In other words, the same things happened again, as they tend to, but this year you probably heard a lot more about them. For one thing, now we have a van, the “Cape Codder Rocket News Van”, that we’re always zooming around in, trying to catch people doing something. Well, no we don’t, but that would be cool, wouldn’t it?

Looking back over the big stories of the past year, you can see that many of them were fake substitutes for stories that couldn’t, and therefore didn’t, exist. My challenge: not many things happened; how could I make them more involving?

Before I answer that question, I’d like to say a word or two about year-end issues of magazines, where they purportedly sum up the major stories of the year past and attempt to put them all in perspective; like the Rolling Stone Yearbook issues, in which we get to re-live what color Madonna’s hair was last February. What a scam! It’s a way to get a whole issue out without anyone actually having to do anything- a way to make nothing last longer. Let’s take a crack at it!

The subject that tended to pop up the most was failure -usually my own failure to accomplish one task or another. Though this path had been fairly well trodden in previous years, I think the variety and scope of things I failed to do this year was much more impressive.

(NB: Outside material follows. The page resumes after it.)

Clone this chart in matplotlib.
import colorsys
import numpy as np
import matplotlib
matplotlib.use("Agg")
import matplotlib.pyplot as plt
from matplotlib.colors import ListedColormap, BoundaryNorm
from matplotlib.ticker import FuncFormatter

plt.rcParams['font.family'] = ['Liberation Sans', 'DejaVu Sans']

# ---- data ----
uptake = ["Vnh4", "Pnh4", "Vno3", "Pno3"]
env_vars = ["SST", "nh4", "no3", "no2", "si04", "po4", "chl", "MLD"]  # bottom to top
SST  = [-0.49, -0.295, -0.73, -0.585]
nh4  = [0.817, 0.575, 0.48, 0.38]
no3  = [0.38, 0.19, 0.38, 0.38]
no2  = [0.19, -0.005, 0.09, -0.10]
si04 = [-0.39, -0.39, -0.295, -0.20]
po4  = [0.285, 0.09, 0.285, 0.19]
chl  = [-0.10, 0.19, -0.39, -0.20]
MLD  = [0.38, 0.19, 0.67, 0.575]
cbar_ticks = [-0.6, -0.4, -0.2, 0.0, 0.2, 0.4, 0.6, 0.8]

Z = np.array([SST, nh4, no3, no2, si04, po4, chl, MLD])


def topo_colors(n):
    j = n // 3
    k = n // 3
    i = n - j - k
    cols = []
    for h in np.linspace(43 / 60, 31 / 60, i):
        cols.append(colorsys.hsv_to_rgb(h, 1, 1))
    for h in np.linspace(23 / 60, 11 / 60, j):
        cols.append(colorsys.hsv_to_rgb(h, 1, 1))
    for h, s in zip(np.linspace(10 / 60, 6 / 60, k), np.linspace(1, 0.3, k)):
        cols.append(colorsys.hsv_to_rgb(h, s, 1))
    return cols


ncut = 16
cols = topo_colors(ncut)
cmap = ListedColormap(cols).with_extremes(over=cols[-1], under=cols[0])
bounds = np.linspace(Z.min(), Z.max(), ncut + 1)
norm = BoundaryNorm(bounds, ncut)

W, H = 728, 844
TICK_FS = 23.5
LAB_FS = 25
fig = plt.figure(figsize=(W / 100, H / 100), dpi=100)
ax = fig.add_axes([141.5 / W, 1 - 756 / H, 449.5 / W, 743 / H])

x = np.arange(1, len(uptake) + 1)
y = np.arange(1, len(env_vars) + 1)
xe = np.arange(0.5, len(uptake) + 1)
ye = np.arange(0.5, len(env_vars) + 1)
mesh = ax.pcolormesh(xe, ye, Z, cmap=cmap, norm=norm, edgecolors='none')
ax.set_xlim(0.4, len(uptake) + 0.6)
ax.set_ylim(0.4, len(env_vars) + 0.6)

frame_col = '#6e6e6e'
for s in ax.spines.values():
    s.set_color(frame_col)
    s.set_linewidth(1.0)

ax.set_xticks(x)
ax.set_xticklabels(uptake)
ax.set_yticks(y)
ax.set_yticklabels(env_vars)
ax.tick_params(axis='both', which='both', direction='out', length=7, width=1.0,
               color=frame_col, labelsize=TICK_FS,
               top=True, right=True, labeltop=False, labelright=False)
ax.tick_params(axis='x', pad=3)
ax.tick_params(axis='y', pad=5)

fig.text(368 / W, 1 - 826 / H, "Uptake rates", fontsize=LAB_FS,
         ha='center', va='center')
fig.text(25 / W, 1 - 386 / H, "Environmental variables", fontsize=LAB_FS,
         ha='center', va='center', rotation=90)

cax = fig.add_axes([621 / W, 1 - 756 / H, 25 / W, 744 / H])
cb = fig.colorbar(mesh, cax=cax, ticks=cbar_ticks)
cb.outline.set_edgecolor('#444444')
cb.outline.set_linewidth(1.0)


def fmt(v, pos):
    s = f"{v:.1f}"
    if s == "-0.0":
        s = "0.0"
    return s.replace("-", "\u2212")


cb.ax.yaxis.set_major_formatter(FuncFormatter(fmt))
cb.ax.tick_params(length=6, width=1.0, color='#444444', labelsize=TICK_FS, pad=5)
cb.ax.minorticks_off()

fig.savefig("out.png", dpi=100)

I had problems getting celebrities on the phone for interviews (even people like Jonathan Richman and Bill Staines; I chased Bill around for three weeks before finally giving up.) Sometimes, when I found them, the result was even worse: I wrote two pieces on singer Lori McKenna that were so bad even I was embarrassed.

(By the way, is there anything more embarrassing than not being able to spell the word “embarrassing”, despite having used it so often? I’d be completely sunk on that one without the spell checker.)

I also had no luck whatsoever picking the Oscars, and got in trouble for trying to sneak illicit clam chowder into a restaurant. At one point, I even retired, only to un-retire a week later when the money ran out.

When I wasn’t apologizing for one debacle or another, the column bristled with lively stories about Liam Hogg sitting in with NRBQ, Dan Cormier (the guy who does the phone messages for the Wellfleet Cinemas), and the Fred Fried scandal (I did a two-part series on Fred using more strings than all the other guitar players, and yet he’s still being allowed to roam free.)

I warned you about the Asian restaurant in the mall that changed overnight into a Cajun restaurant without changing any of the food; confessed to bouts of open sobbing at oldies shows; detailed some interesting new ways of torturing june bugs; and explained why the new James Taylor CD is like a rectal exam, except even better. In what can now be seen as a desperate attempt to attract a younger, hipper demographic, I even briefly changed my name to Jocko.

It was an exciting year; thank god it’s over!